When you need help helping others

That was 20 years ago, but for many years after his recovery, Gary helped to care for his wife Pauline. When the couple married in 1967, she was prescribed steroids for an existing condition.

“In 2007 or 2008, that progressed into polymyositis [a rare inflammatory disease that causes muscle weakness], which was treated with something like chemotherapy,” he says. “She lost a lot of weight and lost [use of] her muscles.”

After several more setbacks, Pauline had to attend hospital every two weeks for an infusion to help her immunity.

Gary remembers: “All the costs relating to hospitalisations, operations and everything not covered by Medicare was picked up by HCF. I can’t remember any issues with costs over all those years.”

Eventually, Pauline died in 2020 from an aortic aneurysm. Gary and Pauline had been married for 52 years. He describes her as a very caring person who had “always volunteered” and worked as a justice of the peace to help the community. He still misses her every day.

 

Moving on to a new life stage

Since Pauline died in early 2020, Gary has recommitted to improving his own health and wellbeing. Always healthy when younger, he’s never been an unhealthy weight, has attended the gym regularly throughout his life and has always eaten well. But a heart attack has a way of making someone reassess their own mortality.

“I’ve been going to the same gym since 2008,” he says. “I see a passing parade of people coming in. They do three months then they stop when they don’t get the results they want.”

Each year, he claims a portion of the cost of his gym membership from HCF as part of his health plan, and for a length of time after his heart attack, a person from one of HCF’s health support programs would ring quarterly to assess his progress.

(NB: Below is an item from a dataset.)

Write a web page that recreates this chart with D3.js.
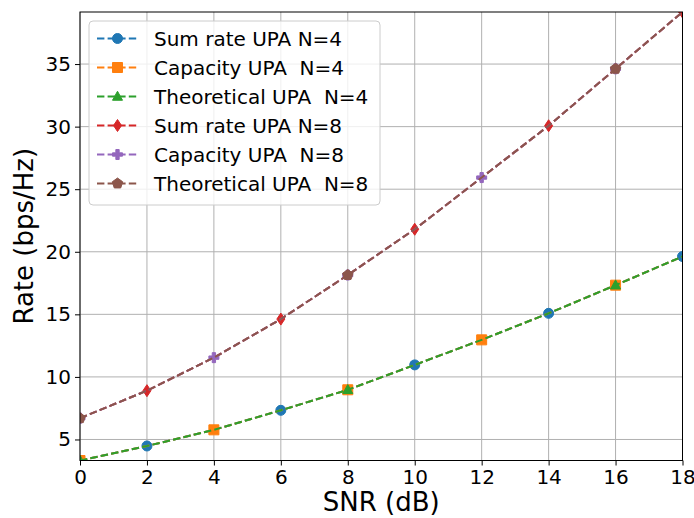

“They’d check to see how I was going and what I was eating and how much I weighed. Eventually I said, ‘Look, I really think somebody else should be [doing] this, because I’m pretty fit and healthy, and look after myself. You can trust me to do that.’”

Our approach to supporting members like Gary has evolved, and we have partnered with The COACH Program, a leading evidence-based coaching program. The program is run by our own in-house Health Concierge team to support eligible members with a heart condition or diabetes.

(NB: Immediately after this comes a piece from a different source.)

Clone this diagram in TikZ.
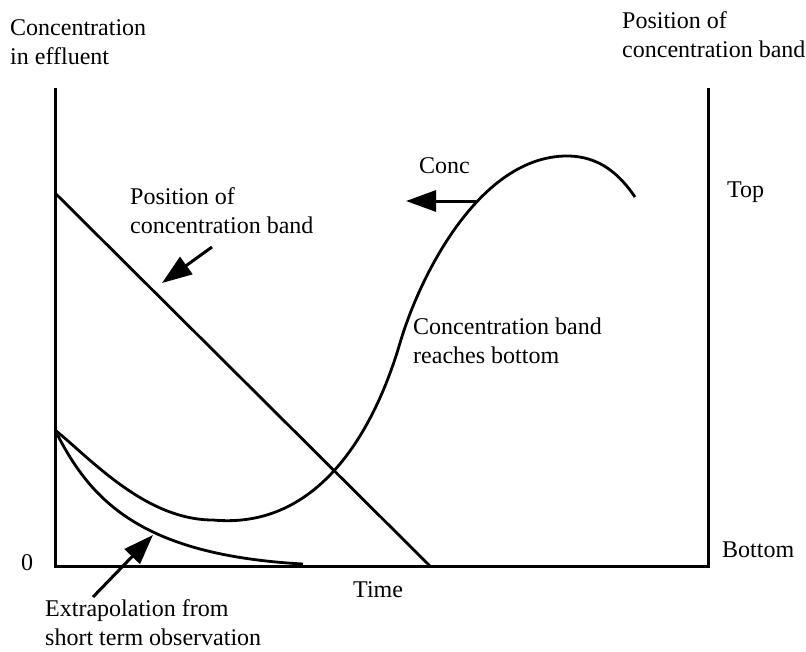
\documentclass[tikz,border=0pt]{standalone}
\usepackage{fontspec}
\setmainfont{Liberation Serif}
\usetikzlibrary{arrows.meta,positioning}
\tikzset{
  lbl/.style={font=\fontsize{24}{29}\selectfont, inner sep=0pt, align=left, anchor=base west},
  axisline/.style={line width=3pt},
  trace/.style={line width=2.8pt, line join=round},
  pointer/.style={line width=3pt, -{Triangle[length=30pt,width=21pt]}}
}
\begin{document}
\begin{tikzpicture}[x=1pt,y=-1pt]
\useasboundingbox (0,0) rectangle (806,651);
% axes
\draw[axisline] (55,88) -- (55,566) -- (708,566) -- (708,88);
% labels (multi-line ones sit on their last baseline)
\node[lbl] (ylab) at (10,64) {Concentration\\in effluent};
\node[lbl] (rlab) at (622,57) {Position of\\concentration band};
\node[lbl] (top) at (727,197) {Top};
\node[lbl] (bottom) at (722,557) {Bottom};
\node[lbl] (zero) at (21,570) {0};
\node[lbl] (time) at (353,597) {Time};
\node[lbl] (bandlab) at (130,233) {Position of\\concentration band};
\node[lbl] (conc) at (419,173) {Conc};
\node[lbl] (reach) at (413,363) {Concentration band\\reaches bottom};
\node[lbl] (extra) at (45,645) {Extrapolation from\\short term observation};
% band position
\draw[trace] (55,193) -- (430,566);
% concentration curve
\draw[trace] (55,430) .. controls (90,458) and (145,520) .. (213,520)
  .. controls (320,530) and (375,428) .. (400,343)
  .. controls (420,275) and (480,156) .. (567,156)
  .. controls (600,156) and (620,175) .. (635,197);
% extrapolation
\draw[trace] (55,430) .. controls (90,500) and (140,555) .. (303,564);
% pointers
\coordinate (concfrom) at (476,201);
\coordinate (concto) at (406,201);
\coordinate (bandfrom) at (212,247);
\coordinate (bandto) at (162,283);
\coordinate (extfrom) at (93,597);
\coordinate (extto) at (153,535);
\draw[pointer] (concfrom) -- (concto);
\draw[pointer] (bandfrom) -- (bandto);
\draw[pointer] (extfrom) -- (extto);
\end{tikzpicture}
\end{document}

HCF has employed and trained health professionals like dietitians, pharmacists and nurses to support eligible members with our 100% telehealth program, in collaboration with advice and treatment plans from the member’s doctor as an extra helping hand.

You might be eligible for the COACH program if you’re an HCF member and have a heart condition or diabetes and had HCF hospital cover for at least 12 months that includes heart conditions and vascular system. Clinical eligibility applies. Excluding Ambulance Only, Accident Only Basic Cover and Overseas Visitors Health Cover.

Staying connected to community with a positive outlook 

Gary has had several other procedures in recent years, including a GreenLight prostate procedure, a hernia operation and the removal of a lump in his arm. But he has a positive outlook, no matter the issues he faces: “When you’re older, you’re a work in progress because all the parts start to break down. As you get older, that’s part of the challenge.”

He’s also been more aware of maintaining social ties, which he admits as an older, newly single person isn’t always easy.

“I’m putting more effort into entertaining than you would normally because I’ve got time and, although we always entertained, it’s now up to me to keep the home fires burning. I bring the guys in for lunch and we have a sausage sizzle and a few beers. Their wives drop them off and pick them up. A lot of people don’t do it, and we know what happens… They end up with other health problems.”

Acts of Uncommon Care

As HCF celebrates its 90th birthday in 2022, we’re proud of the thousands of acts of care, big and small, that have positively changed the lives of our members, like Gary, since 1932. Our history is a story of industry-leading achievements, member-first milestones and investment in health and wellbeing innovation to provide Uncommon Care for our members. We’ve always believed in finding ways to help you be your healthiest self.